The diocesan St. Lucy Project in Manassas will receive 15,182 cans from O’Connell, which has been holding the soup drive for more than 40 years. They collected soup used to restock Christ House shelter in Alexandria.

“With our expansion and transformation into the St. Lucy Project, O’Connell has increased their donations as our distribution and storage capacity has expanded,” said Debra Beard, volunteer coordinator for St. Lucy Project.

The morning began with a living rosary. Students lined the outer edges of the field, arranging their canned soup in different shapes, including hearts, towers and even a knight. Father Gregory S. Thompson, school chaplain, processed to the field carrying a monstrance with the Blessed Sacrament. Each advisory group led one of the decades of the rosary.

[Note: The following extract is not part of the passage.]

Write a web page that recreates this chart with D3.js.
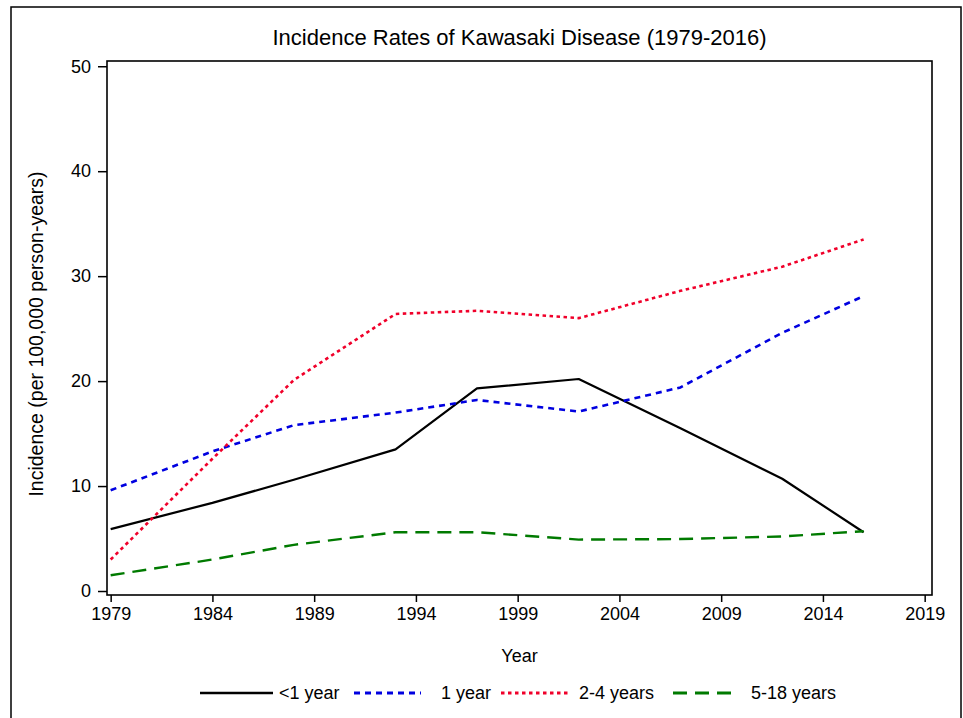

O’Connell has a longstanding tradition of giving back to the community, said Mary Desmarais, a teacher in Expanded Services. “It’s been a gift to be able to show the next generation what it means to give back to the community,” she said. “As a Catholic, it is part of me, and it’s something you do as a Catholic school.”

As part of the sophomore retreat experience, some students went to St. Lucy Project to see firsthand the pantry where the soup will go. Expanded Services teacher Ally Esposito said the students were impressed with the statistics shared on the numbers of food insecure people in Northern Virginia. “They were able to see how the cans collected here were going straight to the warehouse and being distributed in the diocese,” said Esposito. “It was great for the kids to see the impact they are having.”

The soup collected by O’Connell lasts almost the entire year, said Beard.

“Our typical soup donations could never match what O’Connell does for us. Soup is something every pantry and family uses,” she said. “The quick pop tops help with our children’s weekend food program for self-sufficient meals, as well as with homeless and the deeply impoverished who may not have access to typical  kitchen equipment.”

Vincent Cannava, program director and food source developer for the food pantry, said they store a portion of the O’Connell soup as an emergency response inventory for a good portion of the year, until it is needed to distribute to their pantries located throughout the diocese.